### Short task
Beneath this task is a listing; retype all of it exactly.

— Start —

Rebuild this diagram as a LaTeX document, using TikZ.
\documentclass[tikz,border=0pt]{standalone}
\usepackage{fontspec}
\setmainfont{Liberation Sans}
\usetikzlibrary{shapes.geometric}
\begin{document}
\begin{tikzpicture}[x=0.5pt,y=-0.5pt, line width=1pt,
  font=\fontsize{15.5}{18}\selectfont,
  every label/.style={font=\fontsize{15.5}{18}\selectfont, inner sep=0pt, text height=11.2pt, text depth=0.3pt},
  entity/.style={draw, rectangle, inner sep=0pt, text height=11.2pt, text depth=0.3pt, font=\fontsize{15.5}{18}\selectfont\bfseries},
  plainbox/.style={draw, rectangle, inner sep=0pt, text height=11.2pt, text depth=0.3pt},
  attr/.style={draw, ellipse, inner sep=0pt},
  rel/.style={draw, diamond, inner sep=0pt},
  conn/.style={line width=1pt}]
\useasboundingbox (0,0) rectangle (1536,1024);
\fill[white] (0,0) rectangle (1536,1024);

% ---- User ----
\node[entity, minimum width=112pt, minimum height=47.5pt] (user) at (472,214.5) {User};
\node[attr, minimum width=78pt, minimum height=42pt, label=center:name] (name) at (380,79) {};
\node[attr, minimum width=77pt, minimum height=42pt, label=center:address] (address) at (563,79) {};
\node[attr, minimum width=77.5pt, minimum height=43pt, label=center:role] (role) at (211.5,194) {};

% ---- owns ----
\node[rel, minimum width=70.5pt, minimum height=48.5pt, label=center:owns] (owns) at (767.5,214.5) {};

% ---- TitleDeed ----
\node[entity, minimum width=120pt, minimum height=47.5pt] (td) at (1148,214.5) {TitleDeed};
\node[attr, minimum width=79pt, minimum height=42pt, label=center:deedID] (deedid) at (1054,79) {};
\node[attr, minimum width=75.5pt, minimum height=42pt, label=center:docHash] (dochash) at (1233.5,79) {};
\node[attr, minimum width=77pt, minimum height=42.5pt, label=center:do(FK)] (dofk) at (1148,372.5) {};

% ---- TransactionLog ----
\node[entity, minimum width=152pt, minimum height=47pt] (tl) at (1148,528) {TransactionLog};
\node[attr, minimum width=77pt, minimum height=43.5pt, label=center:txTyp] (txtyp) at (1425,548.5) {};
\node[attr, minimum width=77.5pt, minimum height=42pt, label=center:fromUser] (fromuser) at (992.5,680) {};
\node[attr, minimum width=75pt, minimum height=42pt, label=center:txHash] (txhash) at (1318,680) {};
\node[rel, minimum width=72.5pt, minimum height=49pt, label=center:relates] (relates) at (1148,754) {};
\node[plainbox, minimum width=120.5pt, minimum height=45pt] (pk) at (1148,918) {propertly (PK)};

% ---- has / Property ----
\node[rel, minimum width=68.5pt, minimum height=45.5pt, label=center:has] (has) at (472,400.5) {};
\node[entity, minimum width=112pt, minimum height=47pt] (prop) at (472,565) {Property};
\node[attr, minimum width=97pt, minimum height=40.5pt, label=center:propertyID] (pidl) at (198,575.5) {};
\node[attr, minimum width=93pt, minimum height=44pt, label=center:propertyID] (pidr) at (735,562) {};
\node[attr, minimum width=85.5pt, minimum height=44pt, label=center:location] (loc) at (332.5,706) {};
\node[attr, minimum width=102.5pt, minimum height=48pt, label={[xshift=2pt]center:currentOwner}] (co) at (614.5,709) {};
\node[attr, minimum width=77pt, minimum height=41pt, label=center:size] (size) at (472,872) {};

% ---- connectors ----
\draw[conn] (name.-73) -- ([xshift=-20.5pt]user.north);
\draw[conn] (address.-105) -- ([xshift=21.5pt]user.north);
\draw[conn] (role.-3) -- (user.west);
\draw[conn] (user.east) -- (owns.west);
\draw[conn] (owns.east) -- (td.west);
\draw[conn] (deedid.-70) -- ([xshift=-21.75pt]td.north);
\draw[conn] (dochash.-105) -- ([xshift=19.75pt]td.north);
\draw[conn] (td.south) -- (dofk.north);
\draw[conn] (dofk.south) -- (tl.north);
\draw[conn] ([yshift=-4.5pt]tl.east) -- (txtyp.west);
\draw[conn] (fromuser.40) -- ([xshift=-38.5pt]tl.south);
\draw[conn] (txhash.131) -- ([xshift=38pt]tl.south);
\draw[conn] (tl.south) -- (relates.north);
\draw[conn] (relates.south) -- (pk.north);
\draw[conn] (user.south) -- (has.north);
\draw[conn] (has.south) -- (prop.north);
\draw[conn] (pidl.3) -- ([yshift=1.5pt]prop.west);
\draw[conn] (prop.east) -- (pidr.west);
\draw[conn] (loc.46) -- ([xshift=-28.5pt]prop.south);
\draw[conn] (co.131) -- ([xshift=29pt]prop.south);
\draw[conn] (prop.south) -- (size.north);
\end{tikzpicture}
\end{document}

— End —

### Written solution
Rebuild this diagram as a LaTeX document, using TikZ.
\documentclass[tikz,border=0pt]{standalone}
\usepackage{fontspec}
\setmainfont{Liberation Sans}
\usetikzlibrary{shapes.geometric}
\begin{document}
\begin{tikzpicture}[x=0.5pt,y=-0.5pt, line width=1pt,
  font=\fontsize{15.5}{18}\selectfont,
  every label/.style={font=\fontsize{15.5}{18}\selectfont, inner sep=0pt, text height=11.2pt, text depth=0.3pt},
  entity/.style={draw, rectangle, inner sep=0pt, text height=11.2pt, text depth=0.3pt, font=\fontsize{15.5}{18}\selectfont\bfseries},
  plainbox/.style={draw, rectangle, inner sep=0pt, text height=11.2pt, text depth=0.3pt},
  attr/.style={draw, ellipse, inner sep=0pt},
  rel/.style={draw, diamond, inner sep=0pt},
  conn/.style={line width=1pt}]
\useasboundingbox (0,0) rectangle (1536,1024);
\fill[white] (0,0) rectangle (1536,1024);

% ---- User ----
\node[entity, minimum width=112pt, minimum height=47.5pt] (user) at (472,214.5) {User};
\node[attr, minimum width=78pt, minimum height=42pt, label=center:name] (name) at (380,79) {};
\node[attr, minimum width=77pt, minimum height=42pt, label=center:address] (address) at (563,79) {};
\node[attr, minimum width=77.5pt, minimum height=43pt, label=center:role] (role) at (211.5,194) {};

% ---- owns ----
\node[rel, minimum width=70.5pt, minimum height=48.5pt, label=center:owns] (owns) at (767.5,214.5) {};

% ---- TitleDeed ----
\node[entity, minimum width=120pt, minimum height=47.5pt] (td) at (1148,214.5) {TitleDeed};
\node[attr, minimum width=79pt, minimum height=42pt, label=center:deedID] (deedid) at (1054,79) {};
\node[attr, minimum width=75.5pt, minimum height=42pt, label=center:docHash] (dochash) at (1233.5,79) {};
\node[attr, minimum width=77pt, minimum height=42.5pt, label=center:do(FK)] (dofk) at (1148,372.5) {};

% ---- TransactionLog ----
\node[entity, minimum width=152pt, minimum height=47pt] (tl) at (1148,528) {TransactionLog};
\node[attr, minimum width=77pt, minimum height=43.5pt, label=center:txTyp] (txtyp) at (1425,548.5) {};
\node[attr, minimum width=77.5pt, minimum height=42pt, label=center:fromUser] (fromuser) at (992.5,680) {};
\node[attr, minimum width=75pt, minimum height=42pt, label=center:txHash] (txhash) at (1318,680) {};
\node[rel, minimum width=72.5pt, minimum height=49pt, label=center:relates] (relates) at (1148,754) {};
\node[plainbox, minimum width=120.5pt, minimum height=45pt] (pk) at (1148,918) {propertly (PK)};

% ---- has / Property ----
\node[rel, minimum width=68.5pt, minimum height=45.5pt, label=center:has] (has) at (472,400.5) {};
\node[entity, minimum width=112pt, minimum height=47pt] (prop) at (472,565) {Property};
\node[attr, minimum width=97pt, minimum height=40.5pt, label=center:propertyID] (pidl) at (198,575.5) {};
\node[attr, minimum width=93pt, minimum height=44pt, label=center:propertyID] (pidr) at (735,562) {};
\node[attr, minimum width=85.5pt, minimum height=44pt, label=center:location] (loc) at (332.5,706) {};
\node[attr, minimum width=102.5pt, minimum height=48pt, label={[xshift=2pt]center:currentOwner}] (co) at (614.5,709) {};
\node[attr, minimum width=77pt, minimum height=41pt, label=center:size] (size) at (472,872) {};

% ---- connectors ----
\draw[conn] (name.-73) -- ([xshift=-20.5pt]user.north);
\draw[conn] (address.-105) -- ([xshift=21.5pt]user.north);
\draw[conn] (role.-3) -- (user.west);
\draw[conn] (user.east) -- (owns.west);
\draw[conn] (owns.east) -- (td.west);
\draw[conn] (deedid.-70) -- ([xshift=-21.75pt]td.north);
\draw[conn] (dochash.-105) -- ([xshift=19.75pt]td.north);
\draw[conn] (td.south) -- (dofk.north);
\draw[conn] (dofk.south) -- (tl.north);
\draw[conn] ([yshift=-4.5pt]tl.east) -- (txtyp.west);
\draw[conn] (fromuser.40) -- ([xshift=-38.5pt]tl.south);
\draw[conn] (txhash.131) -- ([xshift=38pt]tl.south);
\draw[conn] (tl.south) -- (relates.north);
\draw[conn] (relates.south) -- (pk.north);
\draw[conn] (user.south) -- (has.north);
\draw[conn] (has.south) -- (prop.north);
\draw[conn] (pidl.3) -- ([yshift=1.5pt]prop.west);
\draw[conn] (prop.east) -- (pidr.west);
\draw[conn] (loc.46) -- ([xshift=-28.5pt]prop.south);
\draw[conn] (co.131) -- ([xshift=29pt]prop.south);
\draw[conn] (prop.south) -- (size.north);
\end{tikzpicture}
\end{document}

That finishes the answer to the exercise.